Now that last hope is gone. We’re left with what we began with: the dozens of “Peanuts” books that have remained in print for nearly five decades, and the best way to introduce any reader to Charlie Brown’s sad yet optimistic world. These were among the first books I remember reading, certainly the first books I ever came to love. The boys’ fiction I grew up with was giddy, preposterous fun, adventure tales of children in space or traveling through time or saving their towns from bank robbers. “Peanuts” was the first time I and many others of my generation recognized ourselves in print. I was the bespectacled Linus, naive and insecure and tormented by an older sister, and I was Snoopy, a backyard adventurer with an imagination powerful enough to make reality an irrelevant detail. I was bossy, arrogant Lucy — to be that confident, even for a day! — and simple, sedate Marcy, as loyal and steadfast a friend as you could hope for.

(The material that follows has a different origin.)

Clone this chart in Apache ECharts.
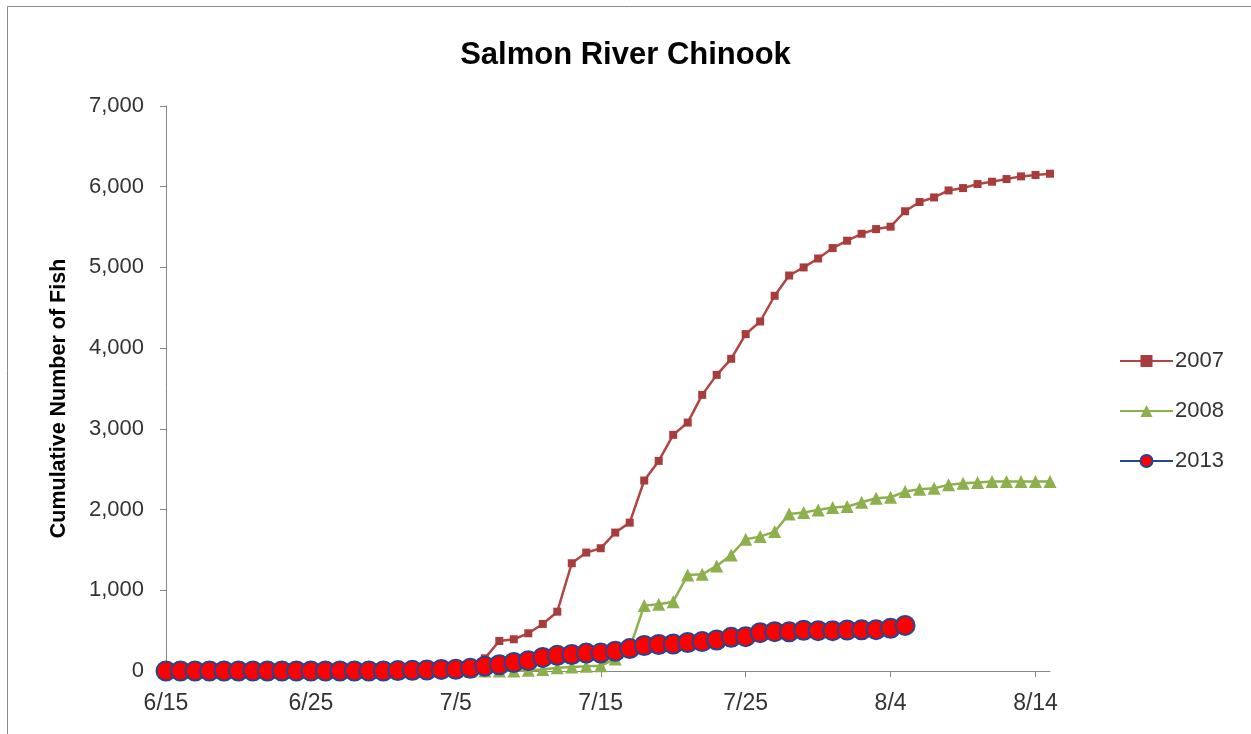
<!DOCTYPE html>
<html>
<head>
<meta charset="utf-8">
<script src="https://cdn.jsdelivr.net/npm/echarts@6/dist/echarts.min.js"></script>
<style>
  html, body { margin: 0; padding: 0; background: #ffffff; }
  #chart { width: 1251px; height: 734px; }
</style>
</head>
<body>
<div id="chart"></div>
<script>
// ---- data (day index 0 = 6/15) ----
const xTickLabels = ['6/15', '6/25', '7/5', '7/15', '7/25', '8/4', '8/14'];
const seriesNames = ['2007', '2008', '2013'];

const start2007 = 0;
const values2007 = [
  0, 0, 0, 0, 0, 0, 0, 0, 0, 0, 0, 0, 0, 0, 0, 0, 0, 0, 0, 0, 0, 0,
  157, 372, 393, 467, 583, 735, 1335, 1467, 1521, 1715, 1838, 2360, 2603, 2926,
  3078, 3421, 3669, 3868, 4174, 4330, 4649, 4900, 5000, 5111, 5240, 5331, 5417,
  5475, 5505, 5696, 5810, 5867, 5954, 5983, 6033, 6062, 6095, 6128, 6145, 6161
];

const start2008 = 0;
const values2008 = [
  0, 0, 0, 0, 0, 0, 0, 0, 0, 0, 0, 0, 0, 0, 0, 0, 0, 0, 0, 0, 0, 0, 0, 0, 0,
  10, 20, 40, 50, 60, 65, 150, 280, 810, 826, 859, 1190, 1198, 1302, 1438, 1632,
  1665, 1727, 1946, 1963, 1996, 2025, 2037, 2091, 2141, 2153, 2223, 2252, 2265,
  2306, 2327, 2334, 2347, 2347, 2347, 2347, 2347
];

const start2013 = 0;
const values2013 = [
  0, 0, 0, 0, 0, 0, 0, 0, 0, 0, 0, 0, 0, 0, 0, 0, 5, 8, 12, 20, 22, 33,
  60, 78, 105, 128, 168, 194, 205, 222, 222, 245, 278, 316, 328, 335, 353, 364,
  384, 417, 425, 475, 487, 485, 505, 500, 500, 508, 510, 512, 529, 565
];

function toPairs(start, vals) {
  return vals.map(function (v, i) { return [start + i, v]; });
}

const FONT = '"Liberation Sans", Arial, sans-serif';
const chart = echarts.init(document.getElementById('chart'), null, { renderer: 'canvas' });

chart.setOption({
  animation: false,
  backgroundColor: '#ffffff',
  title: {
    text: 'Salmon River Chinook',
    left: 'center',
    top: 35,
    textStyle: { fontFamily: FONT, fontSize: 31, fontWeight: 'bold', color: '#000000' }
  },
  graphic: [{
    type: 'rect',
    shape: { x: 7.5, y: 6.5, width: 1250, height: 740 },
    style: { fill: 'none', stroke: '#8c8c8c', lineWidth: 1 },
    silent: true
  }],
  legend: {
    orient: 'vertical',
    left: 1114,
    top: 345,
    itemWidth: 53,
    itemHeight: 15,
    itemGap: 28,
    textStyle: { fontFamily: FONT, fontSize: 22, color: '#333333', padding: [0, 0, 0, -3] },
    data: seriesNames
  },
  grid: { left: 166, right: 201, top: 106, bottom: 63, containLabel: false },
  xAxis: {
    type: 'value',
    min: 0,
    max: 61,
    interval: 10,
    splitLine: { show: false },
    axisLine: { lineStyle: { color: '#868686', width: 1 } },
    axisTick: { show: true, length: 6, lineStyle: { color: '#868686' } },
    axisLabel: {
      margin: 21,
      fontFamily: FONT,
      fontSize: 23,
      color: '#333333',
      showMaxLabel: false,
      formatter: function (v) {
        if (v % 10 !== 0) return '';
        return xTickLabels[v / 10] || '';
      }
    }
  },
  yAxis: {
    type: 'value',
    min: 0,
    max: 7000,
    interval: 1000,
    name: 'Cumulative Number of Fish',
    nameLocation: 'middle',
    nameGap: 96,
    nameTextStyle: { fontFamily: FONT, fontSize: 21.5, fontWeight: 'bold', color: '#000000', padding: [0, 20, 0, 0] },
    splitLine: { show: false },
    axisLine: { show: true, lineStyle: { color: '#868686', width: 1 } },
    axisTick: { show: true, length: 6, lineStyle: { color: '#868686' } },
    axisLabel: {
      margin: 22,
      fontFamily: FONT,
      fontSize: 22,
      color: '#333333',
      formatter: function (v) { return v.toLocaleString('en-US'); }
    }
  },
  series: [
    {
      name: '2007',
      type: 'line',
      data: toPairs(start2007, values2007),
      symbol: 'rect',
      symbolSize: 8,
      showAllSymbol: true,
      lineStyle: { color: '#b04644', width: 2.5 },
      itemStyle: { color: '#a83b3b', borderColor: '#a83b3b', borderWidth: 0 },
      z: 2
    },
    {
      name: '2008',
      type: 'line',
      data: toPairs(start2008, values2008),
      symbol: 'triangle',
      symbolSize: 13,
      showAllSymbol: true,
      lineStyle: { color: '#8db04c', width: 2.5 },
      itemStyle: { color: '#8db04c', borderColor: '#8db04c', borderWidth: 0 },
      z: 3
    },
    {
      name: '2013',
      type: 'line',
      data: toPairs(start2013, values2013),
      symbol: 'circle',
      symbolSize: 19,
      showAllSymbol: true,
      lineStyle: { color: '#27468f', width: 2.5 },
      itemStyle: { color: '#ff0000', borderColor: '#25468e', borderWidth: 2 },
      z: 4
    }
  ]
});
</script>
</body>
</html>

And I was Charlie Brown, but then, we all were Charlie Brown. Anyone who doesn’t know exactly how Charlie Brown feels when, walking home after another walloping on the baseball field, he wonders “How can we lose when we’re so sincere?” has been living a coddled, spoiled life. Bad things happen to people who don’t deserve them in the slightest, and most of us have felt like we’ve received far more than our share of bad luck from time to time. Too bad. Though Charlie Brown’s team suffered the most humiliating defeats in baseball history, he kept going; he never forfeited a game. You can either complain about it and give up, or get back on the mound and keep pitching.

If there’s a heaven for cartoon characters, I hope Schroeder loosens up and gives Lucy a big wet kiss; I hope Linus gets to enjoy a quiet moment with his blanket, without fear of reprisal by older sisters, hyperactive beagles, or vengeful blanket-hating grandmothers; I hope Peppermint Patty gets an A on a term paper she spent fifteen minutes writing. And like everyone else, I hope Charlie Brown finally gets to kick the football.

We’ll never see it happen now, but maybe that’s OK. Deep down, Charlie Brown knows winning isn’t everything. When he asked Linus why he bothered playing day after day, dragging himself and his frail hopes to the mound despite the full certainty of getting his ass kicked, he replied, “Probably because it makes you happy.” It’s a theme that applied to all of these terminally frustrated characters, whether it was Lucy and her unrequited crush on Schroeder or Snoopy’s unending failure to shoot down the Red Baron. Maybe that’s why the strip, despite its sadness, always made us smile; maybe that’s why I always thought of the “Peanuts” gang as kids I would want to know. And maybe that’s why saying goodbye to them is so sad.